WHAT YOU WILL DO –
Everything from the first line down to the line containing "Chart.register(...registerables);" should be reproduced exactly; please include nothing else.

INFORMATION SHOWN –
|---|

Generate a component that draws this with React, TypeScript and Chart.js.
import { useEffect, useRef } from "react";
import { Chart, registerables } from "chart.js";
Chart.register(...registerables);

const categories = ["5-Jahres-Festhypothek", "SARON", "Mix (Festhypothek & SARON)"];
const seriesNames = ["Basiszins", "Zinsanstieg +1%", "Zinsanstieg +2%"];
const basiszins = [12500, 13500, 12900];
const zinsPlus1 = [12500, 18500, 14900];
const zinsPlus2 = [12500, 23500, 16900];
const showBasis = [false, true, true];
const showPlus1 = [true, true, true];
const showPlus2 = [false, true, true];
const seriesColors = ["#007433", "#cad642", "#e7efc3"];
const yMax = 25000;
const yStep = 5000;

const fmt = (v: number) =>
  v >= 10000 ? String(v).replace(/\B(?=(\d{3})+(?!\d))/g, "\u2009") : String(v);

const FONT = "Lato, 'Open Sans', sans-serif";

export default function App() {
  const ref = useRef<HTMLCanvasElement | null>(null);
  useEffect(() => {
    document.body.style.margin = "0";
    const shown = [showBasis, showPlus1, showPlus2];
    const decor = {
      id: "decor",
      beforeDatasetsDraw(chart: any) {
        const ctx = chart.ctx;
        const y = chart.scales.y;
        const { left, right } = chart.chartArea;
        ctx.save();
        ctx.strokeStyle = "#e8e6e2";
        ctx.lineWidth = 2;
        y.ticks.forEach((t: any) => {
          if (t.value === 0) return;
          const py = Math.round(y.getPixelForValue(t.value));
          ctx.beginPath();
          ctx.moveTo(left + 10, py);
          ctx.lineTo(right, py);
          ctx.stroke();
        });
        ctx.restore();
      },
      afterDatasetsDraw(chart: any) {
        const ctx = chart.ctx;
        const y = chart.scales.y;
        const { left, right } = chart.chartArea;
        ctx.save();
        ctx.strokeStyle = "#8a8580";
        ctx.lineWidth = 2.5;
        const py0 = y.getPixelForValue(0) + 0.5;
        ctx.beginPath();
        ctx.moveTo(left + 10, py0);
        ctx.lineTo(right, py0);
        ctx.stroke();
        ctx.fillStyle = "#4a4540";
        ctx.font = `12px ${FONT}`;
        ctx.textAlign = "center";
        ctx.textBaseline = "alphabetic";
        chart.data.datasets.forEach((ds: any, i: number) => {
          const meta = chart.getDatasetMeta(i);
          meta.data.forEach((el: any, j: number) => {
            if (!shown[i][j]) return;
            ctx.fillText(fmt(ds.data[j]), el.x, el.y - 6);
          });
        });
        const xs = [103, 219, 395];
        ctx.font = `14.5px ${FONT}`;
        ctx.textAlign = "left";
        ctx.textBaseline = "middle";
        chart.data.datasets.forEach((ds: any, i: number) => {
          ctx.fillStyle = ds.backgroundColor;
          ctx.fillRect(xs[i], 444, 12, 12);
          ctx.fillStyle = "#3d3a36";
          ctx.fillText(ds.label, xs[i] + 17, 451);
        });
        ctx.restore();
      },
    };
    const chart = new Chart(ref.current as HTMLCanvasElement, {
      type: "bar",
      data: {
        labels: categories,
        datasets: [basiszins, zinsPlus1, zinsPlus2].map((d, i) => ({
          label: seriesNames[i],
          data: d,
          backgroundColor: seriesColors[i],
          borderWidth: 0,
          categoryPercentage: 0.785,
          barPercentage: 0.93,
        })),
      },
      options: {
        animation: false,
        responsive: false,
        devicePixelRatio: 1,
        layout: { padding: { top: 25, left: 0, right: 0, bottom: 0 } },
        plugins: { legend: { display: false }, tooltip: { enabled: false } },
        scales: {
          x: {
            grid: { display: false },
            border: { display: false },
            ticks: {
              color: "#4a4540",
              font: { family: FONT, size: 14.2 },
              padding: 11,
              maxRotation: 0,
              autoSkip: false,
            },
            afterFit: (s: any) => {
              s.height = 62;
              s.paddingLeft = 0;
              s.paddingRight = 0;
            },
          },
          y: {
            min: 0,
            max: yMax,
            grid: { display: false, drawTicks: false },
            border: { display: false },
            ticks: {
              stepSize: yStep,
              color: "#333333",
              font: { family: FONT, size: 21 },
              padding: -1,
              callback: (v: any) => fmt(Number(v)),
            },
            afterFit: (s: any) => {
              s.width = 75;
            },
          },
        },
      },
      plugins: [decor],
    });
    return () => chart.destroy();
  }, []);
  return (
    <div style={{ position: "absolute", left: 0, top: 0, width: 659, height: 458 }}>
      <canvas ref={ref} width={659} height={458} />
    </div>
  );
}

|---|

EXERCISE RESPONSE –
Generate a component that draws this with React, TypeScript and Chart.js.
import { useEffect, useRef } from "react";
import { Chart, registerables } from "chart.js";
Chart.register(...registerables);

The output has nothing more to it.